Although 9/11 has offered up it's share of far fetched (and some not so far fetched) theories, I'm not a conspiracy theorist. I think that most of them are more entertaining than educational and don't put stock in any of them. Do I think this was a US government set-up? No. Do I think the US government knew about the attacks prior to them happening? Possibly. Do I think they didn't believe that the plans could be carried out the way they were? Yes. The 9/11 Commission Report exposes the dangerous ineptitude of the communication of the United States's intelligence bureaucracy. But, when it all comes down to it, how can anyone really prepare for something like this? And don't think for a minute that there haven't been a multitude of other "terrorist" plots that haven't been intercepted. (If our government and our military were totally transparent, we'd never be able to live with ourselves as Americans - this I do believe.)

I've spent most of the last couple of days looking at videos and reading articles and stories and time-lines and obituaries and the guest books of fallen NYFD members. Although it seems like it should be torturous, and it often is, it's still necessary. I'm not saying that I sit here all the time and watch the Towers fall over and over again, obsessively, but it's necessary to revisit that day. It's necessary to revisit those feelings. <<WARNING: NEXT TWO LINKS GO TO SOMEWHAT DISTURBING IMAGES.>> I've been fixated for the last few hours on The Falling Man (Richard Drew's photograph of a man choosing suicide by jumping over burning to death) and the picture of Mychal Judge, the NYFD chaplain whose body was carried away from the Towers in a chair. He'd been giving the "last rites" to someone who had died there. He was hit by debris and killed. Then there's the list of songs deemed inappropriate for airplay after 9/11. And a list of 9/11 facts by the numbers. Even more statistics. There are countless articles, interviews, videos and newscasts, and I'm not even going to get into the memorials.

The word hero gets used a lot to describe the extraordinary things that ordinary people did that day. The fire fighters that raced into burning buildings, the passengers aboard the plane that went down in Pennsylvania who saved more lives than we could probably imagine. But we can't forget the everyday heroes, either. The ones that don't get talked about. I mean the parents who had to explain to stunned children what terrorists were and why they wanted to hurt them, the journalists who covered 9/11 as a tragic historic event and not a media sensation, the widows, children, family and friends of those left behind who had to carry on without them, and the stranger who offered a shoulder for comfort just because.

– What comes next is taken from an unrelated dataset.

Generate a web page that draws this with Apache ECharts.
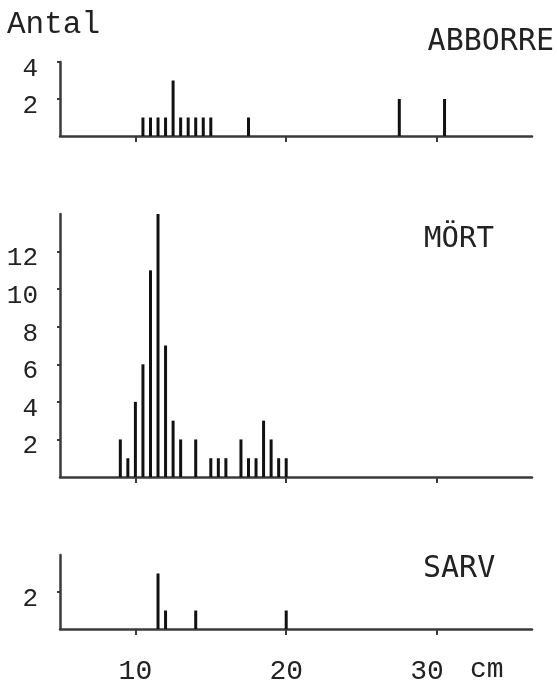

But what those people took from us, I don't know if we can ever get it back. The sense of security and safety. The feeling of being untouchable. Now, because of things like the Patriot Act, we trust our government even less now than we did then. The hatred that flared in us, most of us, for Muslims in general and damned near anybody from the middle east was so thick you could almost touch it. We had two drivers at the cab company that were both from Pakistan, and I remember people calling in for cabs after 9/11 and telling us not to "send me those goddamned dirty Arabs."

The one thing that 9/11 did give America that I desperately want back is its unity. For months and maybe even years after the attack, being American meant something to us. It meant more that simple patriotism. 9/11 became the glue that held us all together no matter what color we were or who we chose to sleep with. Who we voted for didn't even matter. We were Americans. And we stood together.

It's ten years later and oh, how the mighty have fallen. The words liberal and conservative have become insults. Now we hate each other as much as we hated those terrorists a decade ago. We can't agree on anything. I've said more than once that I could put a Democrat at a table facing a Republican and they'd both be saying the same thing only worded differently and they'd both agree that the other was dead wrong. It's sick. It makes me sick. What the hell happened?

But... tomorrow. It's almost tomorrow. It's almost 9/11/11. I hope you take a minute out of your day to remember those 2,977 people who lost their lives ten years ago. I hope you have a thought for those the dead left behind. Hug somebody you love, call your brother, your sister, your aunt or your high school friend. Remember that tomorrow is never guaranteed because, truthfully it isn't.

I had a conversation with someone recently who said "I don't think about 9/11 much anymore." My response was "maybe you should."

Do not forget. Do not ever forget.

Do Not Go Gentle Into That Good Night
~ Dylan Thomas

Do not go gentle into that good night,
Old age should burn and rage at close of day;
Rage, rage against the dying of the light.

Though wise men at their end know dark is right,
Because their words had forked no lightning they
Do not go gentle into that good night.

Good men, the last wave by, crying how bright
Their frail deeds might have danced in a green bay,
Rage, rage against the dying of the light.

Wild men who caught and sang the sun in flight,
And learn, too late, they grieved it on its way,
Do not go gentle into that good night.

Grave men, near death, who see with blinding sight
Blind eyes could blaze like meteors and be gay,
Rage, rage against the dying of the light.

And you, my father, there on the sad height,
Curse, bless me now with your fierce tears, I pray.
Do not go gentle into that good night.
Rage, rage against the dying of the light.